- [Aim] Retype each entry below, keeping every character the same.

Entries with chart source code
— begin —
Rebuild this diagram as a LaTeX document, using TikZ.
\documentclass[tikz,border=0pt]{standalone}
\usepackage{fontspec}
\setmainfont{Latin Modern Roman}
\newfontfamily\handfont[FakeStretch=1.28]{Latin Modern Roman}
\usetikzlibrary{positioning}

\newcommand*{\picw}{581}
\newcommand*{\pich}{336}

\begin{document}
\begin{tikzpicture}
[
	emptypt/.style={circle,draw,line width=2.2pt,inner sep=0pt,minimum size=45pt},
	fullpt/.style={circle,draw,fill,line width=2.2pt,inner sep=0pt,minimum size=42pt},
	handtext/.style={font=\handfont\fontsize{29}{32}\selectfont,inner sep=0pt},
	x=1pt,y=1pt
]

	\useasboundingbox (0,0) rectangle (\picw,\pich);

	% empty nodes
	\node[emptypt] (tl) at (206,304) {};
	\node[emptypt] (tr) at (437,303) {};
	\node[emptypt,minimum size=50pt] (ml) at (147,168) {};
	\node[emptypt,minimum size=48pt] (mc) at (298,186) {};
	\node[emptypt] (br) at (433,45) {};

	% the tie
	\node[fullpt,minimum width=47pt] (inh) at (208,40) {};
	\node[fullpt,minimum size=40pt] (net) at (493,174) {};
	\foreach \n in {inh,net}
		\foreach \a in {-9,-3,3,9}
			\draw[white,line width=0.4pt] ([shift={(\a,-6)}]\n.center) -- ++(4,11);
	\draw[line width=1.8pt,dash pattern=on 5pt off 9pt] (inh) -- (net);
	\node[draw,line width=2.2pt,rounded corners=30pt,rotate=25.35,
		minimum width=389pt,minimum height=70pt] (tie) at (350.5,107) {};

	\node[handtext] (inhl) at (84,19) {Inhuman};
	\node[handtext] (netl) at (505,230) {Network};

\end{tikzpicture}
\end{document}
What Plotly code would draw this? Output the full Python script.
— end —
- [The completed task]
Rebuild this diagram as a LaTeX document, using TikZ.
\documentclass[tikz,border=0pt]{standalone}
\usepackage{fontspec}
\setmainfont{Latin Modern Roman}
\newfontfamily\handfont[FakeStretch=1.28]{Latin Modern Roman}
\usetikzlibrary{positioning}

\newcommand*{\picw}{581}
\newcommand*{\pich}{336}

\begin{document}
\begin{tikzpicture}
[
	emptypt/.style={circle,draw,line width=2.2pt,inner sep=0pt,minimum size=45pt},
	fullpt/.style={circle,draw,fill,line width=2.2pt,inner sep=0pt,minimum size=42pt},
	handtext/.style={font=\handfont\fontsize{29}{32}\selectfont,inner sep=0pt},
	x=1pt,y=1pt
]

	\useasboundingbox (0,0) rectangle (\picw,\pich);

	% empty nodes
	\node[emptypt] (tl) at (206,304) {};
	\node[emptypt] (tr) at (437,303) {};
	\node[emptypt,minimum size=50pt] (ml) at (147,168) {};
	\node[emptypt,minimum size=48pt] (mc) at (298,186) {};
	\node[emptypt] (br) at (433,45) {};

	% the tie
	\node[fullpt,minimum width=47pt] (inh) at (208,40) {};
	\node[fullpt,minimum size=40pt] (net) at (493,174) {};
	\foreach \n in {inh,net}
		\foreach \a in {-9,-3,3,9}
			\draw[white,line width=0.4pt] ([shift={(\a,-6)}]\n.center) -- ++(4,11);
	\draw[line width=1.8pt,dash pattern=on 5pt off 9pt] (inh) -- (net);
	\node[draw,line width=2.2pt,rounded corners=30pt,rotate=25.35,
		minimum width=389pt,minimum height=70pt] (tie) at (350.5,107) {};

	\node[handtext] (inhl) at (84,19) {Inhuman};
	\node[handtext] (netl) at (505,230) {Network};

\end{tikzpicture}
\end{document}
What Plotly code would draw this? Output the full Python script.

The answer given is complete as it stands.